Agaknya isteriku pun ingatan tentang peristiwa itu baru ada dipermukaan. Hingga aku merasa ada kekhawatiran dan ketakutan. Setiap kali ada tikungan gerak reflek dari isteriku selalu melawan alur, hingga  yang terjadi adalah gangguan keseimbangan motor.
Barisan motor terus melaju menembus pekat kabut pegunungan. Jalur Selo menuju Magelang didominasi turunan. Hingga aku makin merasakan kekhawatiran isteriku. Gerak refleksnya makin menjadikanku kurang berkonsentrasi. Aku pun terpengaruh dengan keadaan psikologi dari isteriku. Hingga pada akhirnya saat menemukan tikungan terakhir sebelum tanjakan menuju Ketep Pas, motorku terpaksa membelai jalanan yang berpasir tebal dan berlobang.
Keadaan malam yang pekat oleh kabut pegunungan, ketiadaan lampu jalanan, suasana yang gelap-sepi itu menjadi terusik dengan suara jeritan dari isteriku yang bersamaan tumbangnya motorku. Suara itu masih diperparah dengan pecahnya side box, kesayanganku.

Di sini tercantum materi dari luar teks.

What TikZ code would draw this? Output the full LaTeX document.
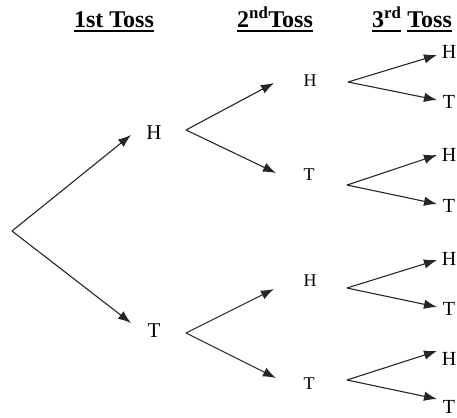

Buatku, suara itu tidak terlalu mengagetkan. Yang menjasikanku sangat terkejut, saat kulihat ada yang tidak beres dengan kaki isteriku. Ia terlihat meringis kesakitan dan jalannya juga sudah tidak normal lagi. Padahal rencana ke Dieng adalah nge-camp di gunung Prau. Jelas ini akan menyusahkan tim dan jika aku melanjutkan perjalanan berarti aku terlalu memaksakan diri.
Aku bersama teman-teman menge-cek keadaan motor. Beberapa bagian aku lepas hingga aku merasa yakin kalau motorku siap untuk beraksi. Setelah semua beres, aku putuskan untuk tidak melanjutkan kisah. Biarkan teman-teman lain yang meneruskan perjalanan menuju Dieng.
Aku merasa bahwa teman-teman agak keberatan dengan keputusanku. Dengan berbagai alasan yang masuk akal, akhirnya mereka mampu menerima keputusanku itu. Aku pun putar haluan untuk kembali ke Solo.
Untuk perjalan pulang ini, kulewati dengan kecepatan yang melambat. Isteriku masih trauma. Gerak refleknya tidak mampu menyembunyikan itu.
Sepanjang perjalanan itu, aku banyak diam. Begitu pula isteriku. Namun, pikiranku terus berputar seirama dengan putaran roda motorku. Hingga aku semakin menyakini bahwa bukan tempat yang dituju sebagai akhir dari perjalanan tetapi perjalanan itu sendiri mesti sebagai tujuannya. Kendati aku tidak sampai di Dieng, namun aku tetap merasa bahagia. Keberanianku untuk lebih mengutamakan keselamatan juga mendukungku untuk menemukan kebahagiaan dan kedamaian hati.
Diakhir kisah, ingin kutegaskan bahwa perjalanan yang diyakini sebagai tujuan akan lebih mungkin menghadirkan kegembiraan. Kebahagiaan akan hadir setiap saat karena perjalanan itu sendiri  merupakan tujuan dari jiwa manusia. Roda yang berputar seirama dengan jiwa yang mencari ketenteraman. Kesatuan hati antara jiwa dan roda yang berputar adalah roh dari biker, spirit dari sang pejalan. Salam satu aspal.